February 12, 2013
Sally A. Painter is on the Board of Directors of the Truman National Security Project and is Co-Founder and Chief Operating Officer at Blue Star Strategies, LLC.
As President Obama takes the podium for this year’s State of the Union, America faces no shortage of crises. A plethora of challenges will compete for attention, and the president will be under pressure above all to address the continued weakness of the US economy.
He will surely tackle the raft of fiscal emergencies looming just over the horizon, which already threaten our brittle recovery. After feverish negotiations to avoid the “fiscal cliff” of tax increases and spending cuts, lawmakers succeeded only in kicking the can down the road. If Congress doesn’t act by March 1, the “sequester” of draconian across-the-board cuts will kick in.

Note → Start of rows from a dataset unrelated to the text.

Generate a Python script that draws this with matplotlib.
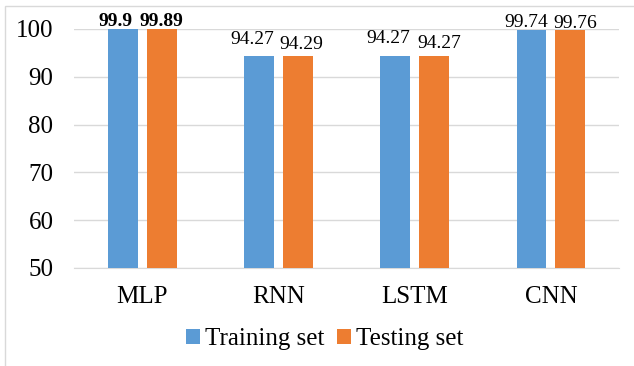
import numpy as np
import matplotlib.pyplot as plt
from matplotlib.patches import Rectangle

plt.rcParams['font.family'] = ['Liberation Serif', 'DejaVu Serif']

models = ['MLP', 'RNN', 'LSTM', 'CNN']
train_acc = [99.9, 94.27, 94.27, 99.74]
test_acc = [99.89, 94.29, 94.27, 99.76]
train_lbl = ['99.9', '94.27', '94.27', '99.74']
test_lbl = ['99.89', '94.29', '94.27', '99.76']
bold_group = 'MLP'

# label nudges (pixels) as placed in the original chart: (dx, gap above bar)
train_nudge = [(-7.5, 3), (-7, 12), (-7, 13), (-5, 3)]
test_nudge = [(0, 3), (3, 7), (5, 8), (5, 2)]

blue = '#5B9BD5'
orange = '#ED7D31'

fig = plt.figure(figsize=(6.34, 3.66), dpi=100)
ax = fig.add_axes([74.3 / 634, 0.268, (619 - 74.3) / 634, 0.653])

# light frame around the chart
fig.patches.append(Rectangle((5 / 634, -0.1), 1.2, 1 - 6 / 366 + 0.1,
                             transform=fig.transFigure, fill=False,
                             edgecolor='#D9D9D9', linewidth=1))

x = np.arange(len(models))
w = 0.22
gap = 0.065
b1 = ax.bar(x - (w + gap) / 2, np.array(train_acc) - 50, w, bottom=50,
            color=blue, label='Training set', zorder=3)
b2 = ax.bar(x + (w + gap) / 2, np.array(test_acc) - 50, w, bottom=50,
            color=orange, label='Testing set', zorder=3)

px = 72 / fig.dpi
for bars, labels, nudges in [(b1, train_lbl, train_nudge), (b2, test_lbl, test_nudge)]:
    for rect, lab, m, (dx, dy) in zip(bars, labels, models, nudges):
        top = rect.get_y() + rect.get_height()
        ax.annotate(lab, (rect.get_x() + rect.get_width() / 2, top),
                    xytext=(dx * px, dy * px), textcoords='offset points',
                    ha='center', va='baseline', fontsize=14,
                    fontweight='bold' if m == bold_group else 'normal',
                    annotation_clip=False)

ax.set_xlim(-0.5, len(models) - 0.5)
ax.set_ylim(50, 100)
ax.set_yticks(np.arange(50, 101, 10))
ax.set_xticks(x)
ax.set_xticklabels(models)
ax.tick_params(axis='both', length=0, labelsize=18)
ax.tick_params(axis='y', pad=15)
ax.tick_params(axis='x', pad=13)
ax.yaxis.grid(True, color='#D9D9D9', linewidth=1, zorder=0)
for s in ['top', 'right', 'left']:
    ax.spines[s].set_visible(False)
ax.spines['bottom'].set_color('#D9D9D9')

ax.legend(loc='center', bbox_to_anchor=(325 / 634, 1 - 339 / 366),
          bbox_transform=fig.transFigure, frameon=False, ncol=2, fontsize=18,
          handlelength=0.56, handleheight=0.56, handletextpad=0.2,
          columnspacing=0.5, borderpad=0)

fig.savefig('out.png', dpi=100)
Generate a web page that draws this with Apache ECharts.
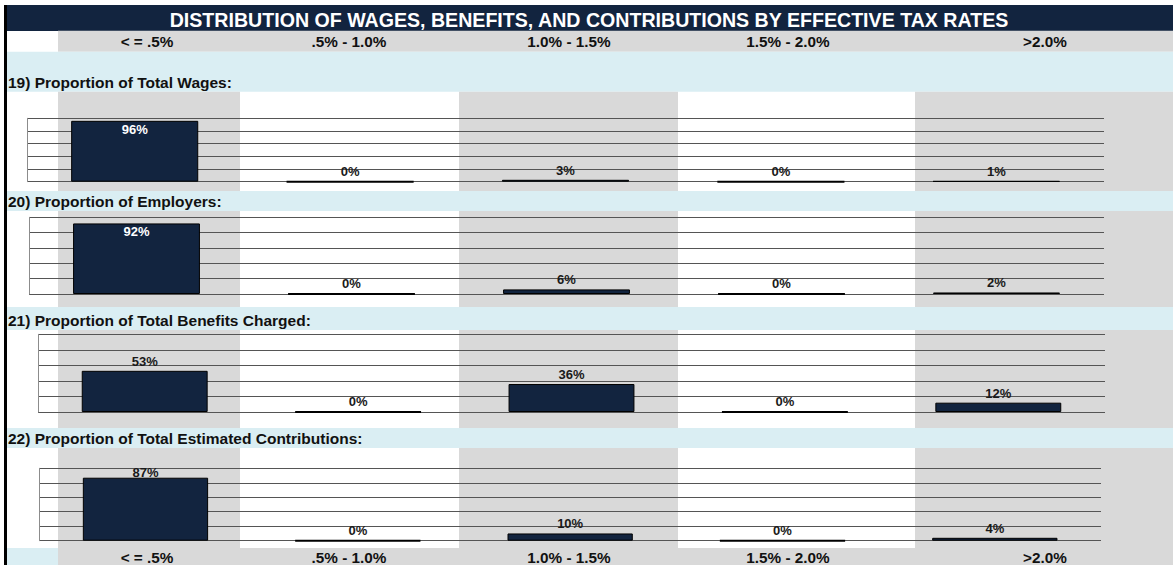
<!DOCTYPE html>
<html><head><meta charset="utf-8">
<script src="https://cdn.jsdelivr.net/npm/echarts@6/dist/echarts.min.js"></script>
<style>html,body{margin:0;padding:0;background:#fff}#c{width:1176px;height:565px}</style>
</head><body><div id="c"></div>
<script>
// ---------- data ----------
const chartTitle = 'DISTRIBUTION OF WAGES, BENEFITS, AND CONTRIBUTIONS BY EFFECTIVE TAX RATES';
const categories = ['< = .5%', '.5% - 1.0%', '1.0% - 1.5%', '1.5% - 2.0%', '>2.0%'];
const panelTitles = [
  '19) Proportion of Total Wages:',
  '20) Proportion of Employers:',
  '21) Proportion of Total Benefits Charged:',
  '22) Proportion of Total Estimated Contributions:'
];
const wages = [0.96, 0, 0.03, 0, 0.01];
const employers = [0.92, 0, 0.06, 0, 0.02];
const benefits = [0.53, 0, 0.36, 0, 0.12];
const contributions = [0.87, 0, 0.10, 0, 0.04];
const seriesValues = [wages, employers, benefits, contributions];

// ---------- layout ----------
const FONT = '"Liberation Sans", Arial, Helvetica, sans-serif';
const NAVY = '#12243f', GRAY = '#d9d9d9', BLUE = '#daeef3';
const headerCenters = [147, 349, 569, 788, 1045];
const shadedCols = [[58, 240], [459, 678], [915, 1173]];
const bands = [[51.7, 91.7], [191, 211], [307, 330], [428, 448]];
const chartRows = [[91.7, 191], [211, 307], [330, 428], [448, 548]];
const grids = [
  {left: 27, top: 118.3, width: 1077, height: 63.4},
  {left: 29, top: 217.3, width: 1075, height: 76.7},
  {left: 38, top: 334.3, width: 1067, height: 77.7},
  {left: 39.3, top: 468.3, width: 1061.7, height: 72.4}
];

const graphics = [];
const rect = (x, y, w, h, fill, z) => graphics.push({type: 'rect', z: z == null ? -10 : z, silent: true,
  shape: {x, y, width: w, height: h}, style: {fill}});
const text = (t, x, y, size, fill, align) => graphics.push({type: 'text', z: 20, silent: true,
  style: {text: t, x, y, fill, fontSize: size, fontWeight: 'bold', fontFamily: FONT,
    textAlign: align || 'center', textVerticalAlign: 'middle', verticalAlign: 'middle'}});

// title bar + frame
rect(4, 5, 1169, 26, NAVY);
rect(4, 5, 3, 560, '#000', -5);
text(chartTitle, 589, 19.5, 19.6, '#fff');
// header row
rect(58, 30.7, 1115, 21, GRAY);
categories.forEach((c, i) => text(c, headerCenters[i], 41.5, 15.3, '#111'));
// panels
bands.forEach((b, i) => {
  rect(7, b[0], 1166, b[1] - b[0], BLUE);
  text(panelTitles[i], 8, b[1] - 9.5, 15.5, '#111', 'left');
});
chartRows.forEach(r => shadedCols.forEach(c => rect(c[0], r[0], c[1] - c[0], r[1] - r[0], GRAY)));
// footer row
rect(7, 548, 51, 17, BLUE);
rect(58, 548, 1115, 17, GRAY);
categories.forEach((c, i) => text(c, headerCenters[i], 557.5, 15.3, '#111'));

const chart = echarts.init(document.getElementById('c'), null, {renderer: 'svg'});
chart.setOption({
  animation: false,
  backgroundColor: '#fff',
  graphic: graphics,
  grid: grids.map(g => Object.assign({containLabel: false}, g)),
  xAxis: grids.map((g, i) => ({
    type: 'category', gridIndex: i, data: categories,
    axisLine: {show: false}, axisTick: {show: false}, axisLabel: {show: false}, splitLine: {show: false}
  })),
  yAxis: grids.map((g, i) => ({
    type: 'value', gridIndex: i, min: 0, max: 1, interval: 0.2,
    axisLine: {show: true, lineStyle: {color: '#8c8c8c', width: 1}},
    axisTick: {show: false}, axisLabel: {show: false},
    splitLine: {show: true, lineStyle: {color: '#555', width: 1}}
  })),
  series: seriesValues.map((vals, i) => ({
    type: 'bar', xAxisIndex: i, yAxisIndex: i, barWidth: '59%',
    data: vals.map(v => {
      const d = {value: v};
      if (v >= 0.9) d.label = {position: 'insideTop', color: '#fff', distance: 2};
      if (v === 0) d.itemStyle = {borderWidth: 2};
      return d;
    }),
    itemStyle: {color: NAVY, borderColor: '#000', borderWidth: 1},
    label: {
      show: true, position: 'top', distance: 3, color: '#1a1a1a',
      fontSize: 13, fontWeight: 'bold', fontFamily: FONT,
      formatter: p => Math.round(p.value * 100) + '%'
    },
    labelLayout: params => {
      const minY = grids[params.seriesIndex].top - 2;
      return params.labelRect.y < minY ? {dy: minY - params.labelRect.y} : {};
    }
  }))
});
</script>
</body></html>
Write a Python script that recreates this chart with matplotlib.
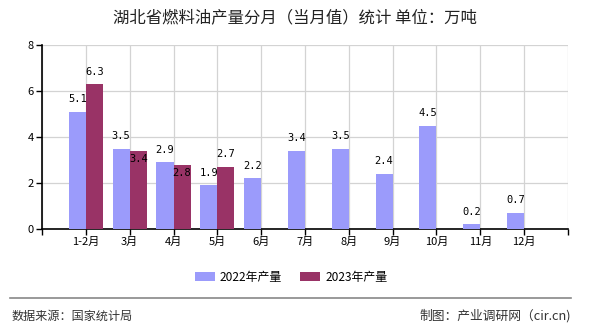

If this happens, economists estimate it will cost the economy 0.7 percent of GDP growth and a million fewer jobs. This, combined with the debt ceiling fight – the US government is only authorized to continue paying its bills through March 19th – and urgent reforms on gun control, immigration and climate policy will occupy much of the speech.
Missing, however – as it was through most of the 2012 election season – is the importance of the transatlantic partnership between Europe and the US. This relationship has receded from the headlines as well as the attention of policymakers as the worst of the EU crisis appeared to subside, and the Obama administration set about making its “pivot” towards Asia. Yet the US and Europe need each other more than ever, despite – or, indeed, because of – their respective crises.
The European project is at a crucial stage of development. The acute panic of the past summer, when bond yields were surging to unsustainable levels and Greece’s political collapse seemed imminent, has settled into an uneasy economic stasis. The European Central Bank calmed the markets with a commitment to unlimited sovereign bond-buying, and governments were able to push through unpopular fiscal reform measures.
The underlying issues, however, have not yet been resolved. Renewed signs of political turmoil in Southern Europe show just how fragile the status quo is. Spain’s Prime Minister, Mariano Rajoy, is facing calls to resign over illegal use of political funds, while in Italy the iconoclastic former Prime Minister Silvio Berlusconi is threatening a political comeback. These events are causing bond yields to rise again, and a protracted recession will continue to break balance sheets: the IMF estimates that the Eurozone’s output will shrink 0.2 percent in 2013.
Given this reality, failure to forge a clear, credible and timely pact in the direction of a political union may mean a smaller Eurozone and, eventually, a smaller Union – for all intents and purposes, the failure of the European experiment. Not only must Europe find a way to return to growth, but it must also demonstrate a commitment to deeper integration necessary to make a united Europe sustainable.
The implications for the US are enormous. In matters of national security, a strong NATO is a linchpin for a secure America and a stable world. From terrorist threats to complex logistical operations in Afghanistan and Libya, the US has benefited from working closely with its NATO allies, and must continue to do so.
Economically, for both the US and Europe the path towards expanded prosperity lies in closer cooperation, and the president should push the US-EU Free Trade Agreement currently under discussion. Transatlantic trade accounts for over $600 billion – some 40 percent – of global commerce, and the European Commission estimates that eliminating tariffs could increase it by 50 percent.
Not only would such an agreement go far towards President Obama’s goal of doubling US exports, but it would also increase transatlantic GDP by nearly 2 percent. In tying the two economies – and currencies – more closely together, such an agreement would be a major step towards a renovated Bretton Woods-style framework to lay the foundation for a new era of growth and stability.
The US can take other mutually beneficial steps to bolster the European economy – and improve its own. The Visa Waiver Program, for instance, streamlines the ability of our closest allies to visit the US. Key NATO allies, such as Poland, Bulgaria, Romania and Croatia, have completed the security requirements to join the program.
Congress, however, has put the program’s expansion on hold. This delay has unfortunate implications not only for our allies, but also for the US economy – in 2010, visitors traveling on visa waivers spent nearly $61 billion, directly supporting over 400,000 jobs and generating $9 billion in taxes.
Nor is this politically controversial – to the contrary, European and US publics appreciate the importance of this partnership. The 2012 Transatlantic Trends survey shows that a full two-thirds of Americans and Europeans think that the regions’ shared values and interests should mean closer cooperation. Europeans continue to support the Union, and publics on both sides of the Atlantic agree that the US-EU relationship is more important to their respective national interest than any other.
Amidst all of the pressing priorities, President Obama’s address should clearly recognize that support for the European project is critical for our shared prosperity. While Europe struggles to develop a credible long term path for its future, US support is as critical now as it was at other crisis points of the past century. Our fate – and potential for success – continues to be bound together.